Friday, 19 December 2014

Christmas is coming

With the schools breaking up for the holidays and festivities underway, we are downing tools for a short while to enjoy Christmas. Completely refitting a 42 foot boat was always going to be a long job. We have made a lot of progress but there is also still a lot to be done.

Sails rolled for storage

We have spent time preparing for the weather you would expect of a British winter. We have removed all the sails and packed them away which reduces the strain on the masts in strong winds. The sail covers are there not only to look nice but also to protect the canvas from ultra-violet light damage. Looking at how faded the outer side of the material has become, they have done a good job. Another important thing for winter was the delivery of our new heaters. Two small and two medium oil-filled heaters have made the boat much warmer. The extra heat combined with (yet more!) insulation has dramatically reduced condensation.

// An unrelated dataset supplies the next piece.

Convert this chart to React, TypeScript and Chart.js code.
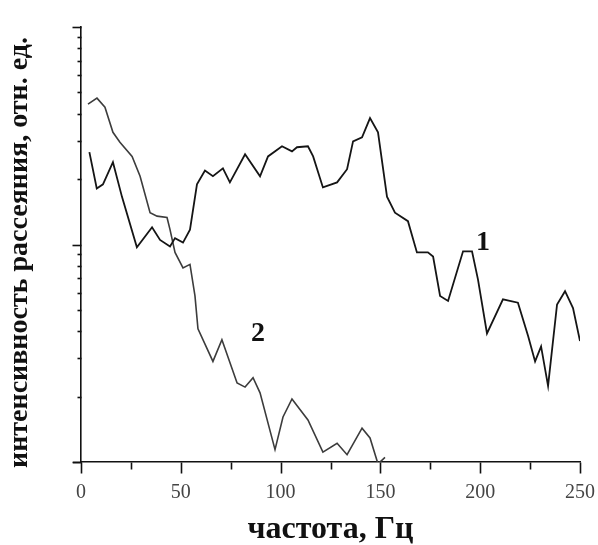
import React, { useEffect, useRef } from "react";
import { Chart, registerables } from "chart.js";

Chart.register(...registerables);

// Series 1 (black): frequency, Hz / intensity, rel. units
const series1X = [4.2, 7.9, 11, 16, 20.5, 28, 35.6, 39.6, 44.6, 47.1, 51.1, 54.6, 58.1, 62.1, 66.1, 71.1, 74.6, 82.2, 89.7, 93.7, 100.7, 105.7, 108.2, 113.7, 116.3, 121.2, 128.3, 133.3, 136.3, 140.8, 144.8, 148.8, 153.3, 157.3, 163.8, 168.3, 173.8, 176.4, 179.9, 183.9, 191.4, 195.9, 198.9, 203.4, 211.4, 218.9, 224.0, 227.5, 230.5, 234.0, 238.5, 242.5, 246.5, 250];
const series1Y = [26.6, 18.1, 18.9, 23.9, 16.6, 9.7, 12.0, 10.5, 9.8, 10.7, 10.2, 11.7, 18.9, 21.9, 20.6, 22.4, 19.3, 26.0, 20.6, 25.4, 28.3, 26.8, 28.0, 28.3, 25.4, 18.3, 19.3, 22.2, 29.8, 31.1, 38.1, 32.8, 16.6, 14.0, 12.8, 9.2, 9.2, 8.8, 5.8, 5.5, 9.3, 9.3, 6.9, 3.9, 5.6, 5.4, 3.8, 2.9, 3.4, 2.24, 5.3, 6.1, 5.1, 3.6];

// Series 2 (gray)
const series2X = [3.5, 8.0, 12.0, 16.0, 19.5, 25.6, 29.6, 34.6, 38.1, 43.1, 44.6, 47.1, 51.1, 54.6, 57.1, 58.6, 66.1, 70.6, 78.2, 82.2, 86.2, 89.7, 97.2, 101.2, 105.7, 113.7, 121.2, 128.3, 133.3, 140.8, 144.8, 148.8, 152.3];
const series2Y = [44.2, 47.1, 42.8, 32.8, 29.5, 25.4, 20.6, 14.0, 13.5, 13.3, 11.7, 9.2, 7.8, 8.1, 5.8, 4.1, 2.9, 3.65, 2.31, 2.21, 2.44, 2.08, 1.14, 1.61, 1.95, 1.56, 1.11, 1.22, 1.08, 1.43, 1.29, 0.98, 1.05];

const xTickValues = [0, 25, 50, 75, 100, 125, 150, 175, 200, 225, 250];
const xLabeledTicks = [0, 50, 100, 150, 200, 250];
const yDecades = [1, 10, 100];

const curveLabels = [
  { text: "1", x: 201.4, y: 10.2 },
  { text: "2", x: 88.7, y: 3.89 },
];

const xTitle = "частота, Гц";
const yTitle = "интенсивность рассеяния, отн. ед.";

const SERIF = "'Liberation Serif', 'Times New Roman', serif";

const axisPlugin = {
  id: "axisDecor",
  afterDraw(chart: any) {
    const { ctx, chartArea } = chart;
    const xs = chart.scales.x;
    const ys = chart.scales.y;
    ctx.save();
    ctx.strokeStyle = "#111";
    ctx.lineWidth = 1.6;
    // x axis extension to the left
    const yb = Math.round(chartArea.bottom) + 0.5;
    ctx.beginPath();
    ctx.moveTo(chartArea.left - 8, yb);
    ctx.lineTo(chartArea.left, yb);
    ctx.stroke();
    // x ticks
    xTickValues.forEach((v) => {
      const px = Math.round(xs.getPixelForValue(v)) + 0.5;
      const len = xLabeledTicks.includes(v) ? 11 : 7;
      ctx.beginPath();
      ctx.moveTo(px, yb);
      ctx.lineTo(px, yb + len);
      ctx.stroke();
    });
    // y ticks (log)
    const xl = Math.round(chartArea.left) + 0.5;
    yDecades.forEach((d) => {
      for (let m = 1; m <= 9; m++) {
        const v = m * d;
        if (v > 100) break;
        const py = Math.round(ys.getPixelForValue(v)) + 0.5;
        const len = m === 1 ? 9 : 4;
        ctx.beginPath();
        ctx.moveTo(xl - len, py);
        ctx.lineTo(xl, py);
        ctx.stroke();
      }
    });
    // curve labels
    ctx.fillStyle = "#111";
    ctx.font = `bold 28px ${SERIF}`;
    ctx.textAlign = "center";
    ctx.textBaseline = "middle";
    curveLabels.forEach((l) => {
      ctx.fillText(l.text, xs.getPixelForValue(l.x), ys.getPixelForValue(l.y));
    });
    // y axis title
    ctx.save();
    ctx.translate(20, (chartArea.top + chartArea.bottom) / 2 + 8);
    ctx.rotate(-Math.PI / 2);
    ctx.font = `bold 28px ${SERIF}`;
    ctx.fillText(yTitle, 0, 0);
    ctx.restore();
    ctx.restore();
  },
};

export default function App() {
  const ref = useRef<HTMLCanvasElement | null>(null);
  useEffect(() => {
    if (!ref.current) return;
    const chart = new Chart(ref.current, {
      type: "line",
      data: {
        datasets: [
          {
            data: series1X.map((x, i) => ({ x, y: series1Y[i] })),
            borderColor: "#151515",
            borderWidth: 1.8,
            pointRadius: 0,
            tension: 0,
          },
          {
            data: series2X.map((x, i) => ({ x, y: series2Y[i] })),
            borderColor: "#3c3c3c",
            borderWidth: 1.6,
            pointRadius: 0,
            tension: 0,
          },
        ],
      },
      options: {
        responsive: false,
        animation: false,
        layout: { padding: { top: 27, right: 18, left: 0, bottom: 0 } },
        plugins: { legend: { display: false }, tooltip: { enabled: false } },
        scales: {
          x: {
            type: "linear",
            min: 0,
            max: 250,
            afterFit: (s: any) => {
              s.height = 83;
            },
            afterBuildTicks: (s: any) => {
              s.ticks = xTickValues.map((v) => ({ value: v }));
            },
            grid: { display: true, color: "transparent", drawOnChartArea: false, drawTicks: true, tickLength: 19 },
            border: { display: true, color: "#111", width: 1.6 },
            ticks: {
              autoSkip: false,
              maxRotation: 0,
              padding: 0,
              color: "#444",
              font: { family: SERIF, size: 20 },
              callback: (v: any) => (xLabeledTicks.includes(Number(v)) ? String(v) : ""),
            },
            title: {
              display: true,
              text: xTitle,
              color: "#111",
              font: { family: SERIF, size: 32, weight: "bold", lineHeight: 1 },
              padding: { top: 0, bottom: -1 },
            },
          },
          y: {
            type: "logarithmic",
            min: 1,
            max: 100,
            afterFit: (s: any) => {
              s.width = 81;
            },
            grid: { display: false },
            border: { display: true, color: "#111", width: 1.6 },
            ticks: { display: false },
            title: { display: false },
          },
        },
      },
      plugins: [axisPlugin],
    });
    return () => chart.destroy();
  }, []);
  return (
    <div style={{ position: "fixed", left: 0, top: 0, width: 598, height: 545, background: "#fff" }}>
      <canvas ref={ref} width={598} height={545} style={{ display: "block" }} />
    </div>
  );
}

Look how much the sail cover has faded since the
Skipper made them 18 months ago

We have put the decorations up inside the boat and lights on the outside. Our Spanish Santa has been mended after the Christmas eve storm in Brest last year and once more is climbing the main mast.  We have strings of cards, lots of tinsel, our miniature nativity and various other odd bits. The tree is about 20cm tall and has lasted well having been bought originally for my room when I was a student nurse over twenty years ago. This year it has some new lights and is proudly topped out with a star made by the littlest deckhand last year. We also hang a string of tinsel across the width of the cockpit and dangle our hanging ornaments on it. Our decorations may not be the sort that grace the homes of those who demonstrate on TV how to have the perfect Christmas, but we like them.

Hanging decorations in the cockpit
Many years before we moved on board my Mum had got the deckhands a lovely wooden advent calendar with little ornaments inside. It was reluctantly left in a relatives loft when we set sail. As our first Christmas on Tarquilla approached we spent some time searching for a cheap and boat-proof replacement. We used 24 children’s socks (I had lots of odd ones and old ones!) and some string to create the days of advent. Each sock was then given a figure made from creative foam to tell the story of Christmas. It worked so well the first year that we have since embroidered on the numbers, added better pegs to hold the characters up and generally improved it. They often find a chocolate or some other small treat in the socks too.

Tarquilla lit up for Christmas

After exploring Christmas traditions of other countries, rediscovering an English Christmas has been a delight. We’ve enjoyed the British mince pies which are made with dried fruit soaked in syrup and baked in a sweet pastry case. The trees and windows have been beautiful and the queues in the post office very long. The carol services have been wonderful. I have loved sitting in warm and welcoming churches with other families listening to the Christmas story unfold through ages-old carols and new songs, all brimming with emotion. Most primary schools in Britain involve the children in this way, showing them the meaning behind the celebrations. The deckhands primary school has also taken the choir out to some local care homes which I know brings great pleasure.

Finally, thanks to all of you who follow the blog. We would like to wish you all a very Merry Christmas and best wishes for the new year – wherever you are and wherever you end up.